OUTFIL IFTHEN=(WHEN=INIT, BUILD=(C'x=',INPUT,EDIT=(IIIIIIIIIIT), C'_sqrt(x)=',SQRT,EDIT=(IIIIIIIIIIIT), C'_sqrt(x)*sqrt(x)=',SQRT,MUL,SQRT,EDIT=(IIIIIIIIIIIT), C'_prev_est=',PREV,EDIT=(IIIIIIIIIIIT))), IFTHEN=(WHEN=INIT, BUILD=(1,90,SQZ=(SHIFT=LEFT,PAIR=QUOTE))), IFTHEN=(WHEN=INIT, FINDREP=(IN=C'_',OUT=C' '))
Let’s examine it more closely:
The first WHEN=INIT takes four numbers and formats them:
- The number we wanted to find the square root of,
- The square root,
- What happens when you square that back up again,
- The previous estimate of the square root.
These are formatted with leading zeroes turned into blanks and some text is wrapped around them (with underscores standing in for blanks).
The second WHEN=INIT squeezes all the blanks out.

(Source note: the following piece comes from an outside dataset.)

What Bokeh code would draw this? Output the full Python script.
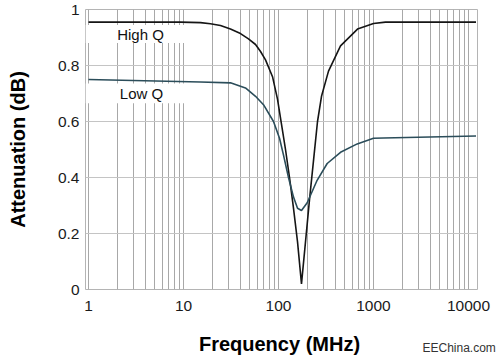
from bokeh.plotting import figure
from bokeh.models import FixedTicker, Range1d, Label
from bokeh.embed import file_html
from bokeh.resources import INLINE

# ---- data ----
freq_high = [1, 9.3, 15.1, 19.2, 24.5, 31.2, 39.8, 48.3, 57.3, 64.7, 73.0, 86.5,
             97.6, 107.6, 118.5, 130.6, 143.9, 158.6, 174.6, 192.4, 211.9, 233.6,
             257.4, 283.6, 336, 449.6, 678.6, 1000, 1337, 12000]
att_high = [0.955, 0.955, 0.953, 0.949, 0.943, 0.93, 0.914, 0.895, 0.875, 0.85, 0.82, 0.76,
            0.68, 0.59, 0.50, 0.40, 0.29, 0.17, 0.02, 0.17, 0.32, 0.46,
            0.60, 0.69, 0.78, 0.87, 0.93, 0.95, 0.955, 0.955]

freq_low = [1, 15.1, 31.2, 44.9, 57.3, 69.5, 88.6, 102.5, 112.9, 127.4, 143.9,
            158.6, 174.6, 200.5, 255, 325.5, 449.6, 673.6, 1000, 1274, 12000]
att_low = [0.75, 0.741, 0.738, 0.72, 0.69, 0.66, 0.60, 0.54, 0.48, 0.40, 0.33,
           0.29, 0.282, 0.31, 0.39, 0.45, 0.49, 0.52, 0.54, 0.541, 0.548]

x_major = [1, 10, 100, 1000, 10000]
x_tick_labels = ["1", "10", "100", "1000", "10000"]
y_major = [0, 0.2, 0.4, 0.6, 0.8, 1]
y_tick_labels = ["0", "0.2", "0.4", "0.6", "0.8", "1"]

x_start = 10 ** (-3 / 95)
x_end = 10 ** (389 / 95)
x_minor = [m * 10 ** e for e in range(0, 5) for m in range(2, 10) if m * 10 ** e < x_end]

FONT = "Liberation Sans"

p = figure(width=500, height=359, x_axis_type="log",
           x_range=Range1d(x_start, x_end), y_range=Range1d(0, 1),
           output_backend="svg", toolbar_location=None,
           min_border_left=85, min_border_right=23, min_border_top=9,
           min_border_bottom=70)

p.xaxis.ticker = FixedTicker(ticks=x_major, minor_ticks=x_minor)
p.yaxis.ticker = FixedTicker(ticks=y_major)
p.xaxis.major_label_overrides = {t: l for t, l in zip(x_major, x_tick_labels)}
p.yaxis.major_label_overrides = {t: l for t, l in zip(y_major, y_tick_labels)}

for ax in (p.xaxis, p.yaxis):
    ax.axis_line_color = None
    ax.major_tick_line_color = None
    ax.minor_tick_line_color = None
    ax.major_tick_out = 0
    ax.major_tick_in = 0
    ax.minor_tick_out = 0
    ax.minor_tick_in = 0
    ax.major_label_text_font = FONT
    ax.major_label_text_font_size = "15.5px"
    ax.major_label_text_color = "#1a1a1a"
    ax.axis_label_text_font = FONT
    ax.axis_label_text_font_style = "bold"
    ax.axis_label_text_font_size = "20px"
    ax.axis_label_text_color = "#000000"

p.yaxis.axis_label = "Attenuation (dB)"
p.xaxis.major_label_standoff = 11
p.yaxis.major_label_standoff = 6
p.yaxis.axis_label_standoff = 26

p.xgrid.grid_line_color = "#a8a8a8"
p.xgrid.minor_grid_line_color = "#a8a8a8"
p.ygrid.grid_line_color = "#c4c4c4"
p.outline_line_color = "#b4b4b4"
p.background_fill_color = "white"
p.border_fill_color = "white"

# white boxes behind the curve labels
p.quad(left=[x_start, x_start], right=[13.4, 13.4], top=[0.945, 0.736],
       bottom=[0.88, 0.665], fill_color="white", line_color=None)

p.line(freq_high, att_high, line_color="#151515", line_width=1.6)
p.line(freq_low, att_low, line_color="#2b4d5a", line_width=1.6)

p.add_layout(Label(x=3.53, y=0.911, text="High Q", text_align="center",
                   text_baseline="middle", text_font=FONT,
                   text_font_size="15px", text_color="#111111"))
p.add_layout(Label(x=3.61, y=0.70, text="Low Q", text_align="center",
                   text_baseline="middle", text_font=FONT,
                   text_font_size="15px", text_color="#111111"))

# x-axis title and source note, placed in the panel below the axis
p.add_layout(Label(x=194, y=-8, x_units="screen", y_units="screen",
                   text="Frequency (MHz)", text_align="center", text_baseline="middle",
                   text_font=FONT, text_font_style="bold", text_font_size="20px",
                   text_color="#000000"), "below")
p.add_layout(Label(x=337, y=2, x_units="screen", y_units="screen",
                   text="EEChina.com", text_align="left", text_baseline="middle",
                   text_font=FONT, text_font_size="12px", text_color="#333333"),
             "below")

open("out.html", "w").write(file_html(p, INLINE))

This is why I used underscores in the wrapping text.
The third WHEN=INIT turns all the underscores into blanks.
Output Using The Sample Data
The output below isn’t particularly pretty. I wanted to use the OUTFIL code I’ve shown you to demonstrate the ability to selectively squeeze blanks out.
x=100 sqrt(x)=10 sqrt(x)*sqrt(x)=100 prev est=10 x=5 sqrt(x)=2 sqrt(x)*sqrt(x)=4 prev est=2 x=1 sqrt(x)=1 sqrt(x)*sqrt(x)=1 prev est=1 x=27 sqrt(x)=5 sqrt(x)*sqrt(x)=25 prev est=5 x=3 sqrt(x)=2 sqrt(x)*sqrt(x)=4 prev est=1 x=4 sqrt(x)=2 sqrt(x)*sqrt(x)=4 prev est=2 x=999 sqrt(x)=31 sqrt(x)*sqrt(x)=961 prev est=31 x=999999 sqrt(x)=999 sqrt(x)*sqrt(x)=998001 prev est=1000 x=99999999 sqrt(x)=10028 sqrt(x)*sqrt(x)=100560784 prev est=10784
Although this has been quite a complex post I hope it’s taught you a few new DFSORT tricks. Actually, the “meat” of it is the Square Root calculation – which I’m using “in anger” (AKA “for real”) right now. And the technique should be readily adaptable.
The question is: Are there other Newton-Raphson-style computations worth doing?